Though the couple wanted the character and warmth of an East Coast-style home, the interior floor plan was thoroughly modern. On the main floor, the kitchen and family room—joined with an outdoor dining space—are practically one, while the five bedrooms are located on the second floor.
To reinforce the barnyard reference indoors, Jon used reclaimed wood throughout, including the stairway and exposed beams overhead. Adding polished cabinetry and smooth finishes into the mix creates a visual play between rustic and sleek that’s most evident in the kitchen.
Designed with entertaining in mind, the kitchen has a large, silkstone-topped island as well as a bifold bar that extends to the outdoor patio, creating a snack bar during pool time or a buffet for barbecues. The culinary base is its busiest on Friday nights.
“Friday is sushi night,” says Christie happily. “We go to the local market for fresh ingredients. Mike prepares the fish, and we sit around the table and make sushi. It’s our favorite tradition!”
Ever the close-knit family, the foursome’s go-to spot is a cozy enclave on the second floor. “We found that even with space, we were always in one room together, so we designed the flex room,” says Christie of the bonus area that opens onto a balcony. “We close off the downstairs and snuggle together to watch a movie or read a book without feeling like you’re in a big house.”
When it came to furnishing their home, the couple grounded the space with a neutral color palette of greys. However, they eschewed the rush to decorate every inch, preferring instead to let the process happen “organically,” says Christie.
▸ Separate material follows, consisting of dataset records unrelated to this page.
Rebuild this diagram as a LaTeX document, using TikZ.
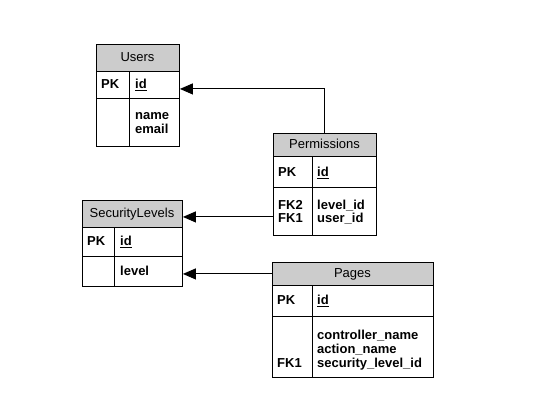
\documentclass[tikz,border=0pt]{standalone}
\usepackage{fontspec}
\setmainfont{Liberation Sans}
\usetikzlibrary{arrows.meta}
\definecolor{hdrgray}{RGB}{204,204,204}
\begin{document}
\begin{tikzpicture}[x=1pt,y=-1pt,
  cell/.style={draw=black, line width=0.9pt, rectangle, inner sep=0pt, anchor=north west},
  hdr/.style={cell, fill=hdrgray},
  ttl/.style={font=\fontsize{13}{13.5}\selectfont, anchor=base, inner sep=0pt},
  txt/.style={font=\fontsize{13}{13.5}\selectfont\bfseries, anchor=base west, inner sep=0pt},
  fk/.style={draw=black, line width=1pt, -{Triangle[length=13pt,width=11pt]}}]
\useasboundingbox[fill=white] (0,0) rectangle (548,411);

% ---------- Users ----------
\node[hdr, minimum width=83pt, minimum height=27pt] (usersH) at (96,44) {};
\node[cell, minimum width=33pt, minimum height=27pt] (usersPKk) at (96,71) {};
\node[cell, minimum width=50pt, minimum height=27pt] (usersPK) at (129,71) {};
\node[cell, minimum width=33pt, minimum height=48pt] (usersBk) at (96,98) {};
\node[cell, minimum width=50pt, minimum height=48pt] (usersB) at (129,98) {};
\node[ttl] (usersT) at (137.5,62) {Users};
\node[txt] (usersPKt) at (101,89) {PK};
\node[txt] (usersId) at (135,89) {\underline{id}};
\node[txt] (usersName) at (135,120) {name};
\node[txt] (usersEmail) at (135,133.3) {email};

% ---------- Permissions ----------
\node[hdr, minimum width=103pt, minimum height=23pt] (permH) at (273,133) {};
\node[cell, minimum width=39pt, minimum height=31pt] (permPKk) at (273,156) {};
\node[cell, minimum width=64pt, minimum height=31pt] (permPK) at (312,156) {};
\node[cell, minimum width=39pt, minimum height=48pt] (permBk) at (273,187) {};
\node[cell, minimum width=64pt, minimum height=48pt] (permB) at (312,187) {};
\node[ttl] (permT) at (324.5,149) {Permissions};
\node[txt] (permPKt) at (278,177) {PK};
\node[txt] (permId) at (317,177) {\underline{id}};
\node[txt] (permFK2) at (278,210) {FK2};
\node[txt] (permLevel) at (317,210) {level\_id};
\node[txt] (permFK1) at (278,223) {FK1};
\node[txt] (permUser) at (317,223) {user\_id};

% ---------- SecurityLevels ----------
\node[hdr, minimum width=100pt, minimum height=27pt] (slH) at (82,200) {};
\node[cell, minimum width=32pt, minimum height=29pt] (slPKk) at (82,227) {};
\node[cell, minimum width=68pt, minimum height=29pt] (slPK) at (114,227) {};
\node[cell, minimum width=32pt, minimum height=30pt] (slBk) at (82,256) {};
\node[cell, minimum width=68pt, minimum height=30pt] (slB) at (114,256) {};
\node[ttl] (slT) at (132,218) {SecurityLevels};
\node[txt] (slPKt) at (87,246) {PK};
\node[txt] (slId) at (120,246) {\underline{id}};
\node[txt] (slLevel) at (120,276) {level};

% ---------- Pages ----------
\node[hdr, minimum width=161pt, minimum height=23pt] (pagesH) at (272,262) {};
\node[cell, minimum width=40pt, minimum height=31pt] (pagesPKk) at (272,285) {};
\node[cell, minimum width=121pt, minimum height=31pt] (pagesPK) at (312,285) {};
\node[cell, minimum width=40pt, minimum height=61pt] (pagesBk) at (272,316) {};
\node[cell, minimum width=121pt, minimum height=61pt] (pagesB) at (312,316) {};
\node[ttl] (pagesT) at (352.5,278) {Pages};
\node[txt] (pagesPKt) at (277,305) {PK};
\node[txt] (pagesId) at (317,305) {\underline{id}};
\node[txt] (pagesCtl) at (317,339) {controller\_name};
\node[txt] (pagesAct) at (317,353) {action\_name};
\node[txt] (pagesFK1) at (277,367.5) {FK1};
\node[txt] (pagesSec) at (317,367.5) {security\_level\_id};

% ---------- Connectors ----------
\coordinate (usersIn) at ([yshift=-4pt]usersPK.east);
\draw[fk] (permH.north) |- (usersIn);
\coordinate (slIn) at ([yshift=-3pt]slH.east);
\draw[fk] (permBk.west |- slIn) -- (slIn);
\draw[fk] (pagesH.west) -- (pagesH.west -| slB.east);
\end{tikzpicture}
\end{document}
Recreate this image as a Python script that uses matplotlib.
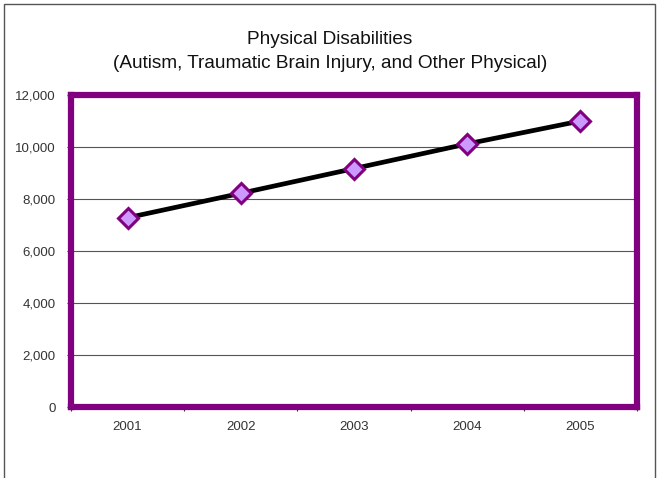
import matplotlib.pyplot as plt
from matplotlib.patches import Rectangle

# === Data ===
years = ["2001", "2002", "2003", "2004", "2005"]
counts = [7280, 8220, 9170, 10120, 11000]
y_ticks = [0, 2000, 4000, 6000, 8000, 10000, 12000]

plt.rcParams["font.family"] = ["Liberation Sans", "DejaVu Sans"]

fig = plt.figure(figsize=(6.6, 4.78), dpi=100)
ax = fig.add_axes([71 / 660, 1 - 407 / 478, 566 / 660, 312 / 478])

# outer chart frame (bottom edge runs past the image)
fig.patches.append(Rectangle((4 / 660, -0.05), 651 / 660, 1.05 - 4 / 478,
                             transform=fig.transFigure, fill=False,
                             edgecolor="#555555", lw=1.0))

xpos = list(range(1, len(years) + 1))
ax.plot(xpos, counts, color="black", lw=3.4, marker="D", ms=10,
        markerfacecolor="#cc99ff", markeredgecolor="#800080",
        markeredgewidth=2.2, zorder=3)

ax.set_xlim(0.5, len(years) + 0.5)
ax.set_ylim(0, 12000)
ax.set_yticks(y_ticks)
ax.set_yticklabels([f"{v:,}" for v in y_ticks])
ax.yaxis.grid(True, color="#555555", lw=0.8)
ax.set_axisbelow(True)

# Excel-style category ticks between groups
ax.set_xticks([i + 0.5 for i in range(len(years) + 1)])
ax.set_xticklabels([])
ax.set_xticks(xpos, minor=True)
ax.set_xticklabels(years, minor=True)
ax.tick_params(axis="x", which="minor", length=0, pad=10)
ax.tick_params(axis="both", which="major", length=3, direction="out",
               color="#333333", labelsize=9.5, labelcolor="#333333", pad=8)
ax.tick_params(axis="x", which="minor", labelsize=9.5, labelcolor="#333333")

for s in ax.spines.values():
    s.set_color("#800080")
    s.set_linewidth(4.5)

fig.text(0.5, 1 - 40 / 478, "Physical Disabilities", ha="center",
         va="center", fontsize=13.7, color="#111111")
fig.text(0.5, 1 - 63 / 478,
         "(Autism, Traumatic Brain Injury, and Other Physical)",
         ha="center", va="center", fontsize=13.7, color="#111111")

fig.savefig("out.png", dpi=100)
Indeed, Jon’s team happened upon a pair of quirky, refurbished lights from LaGuardia Airport that have become a family favorite, while heirlooms add sentimental flair throughout. “My grandmother was a concert pianist, and I was able to inherit her piano,” says Mike, whose eldest daughter plays in the home’s music room, located just off the entry. “To be surrounded by things that are important to you and represent your family is fantastic.” The overall result is warm and casual.
Perhaps the detail of the house that best represents the family is its spacious backyard, chosen especially to fit their active lifestyle. Privatized by a fence and silver hedges, the lawn is punctuated by a pool, outdoor patio and green space, where the girls like to play soccer and chase one another.
“We’ve already had neighbors commenting that it’s nice to hear young kids out there laughing,” says Mike. Christie adds with a smile, “We’re hopeful that they’ll want to bring their friends over well beyond the age when they might want to go hang out somewhere else.”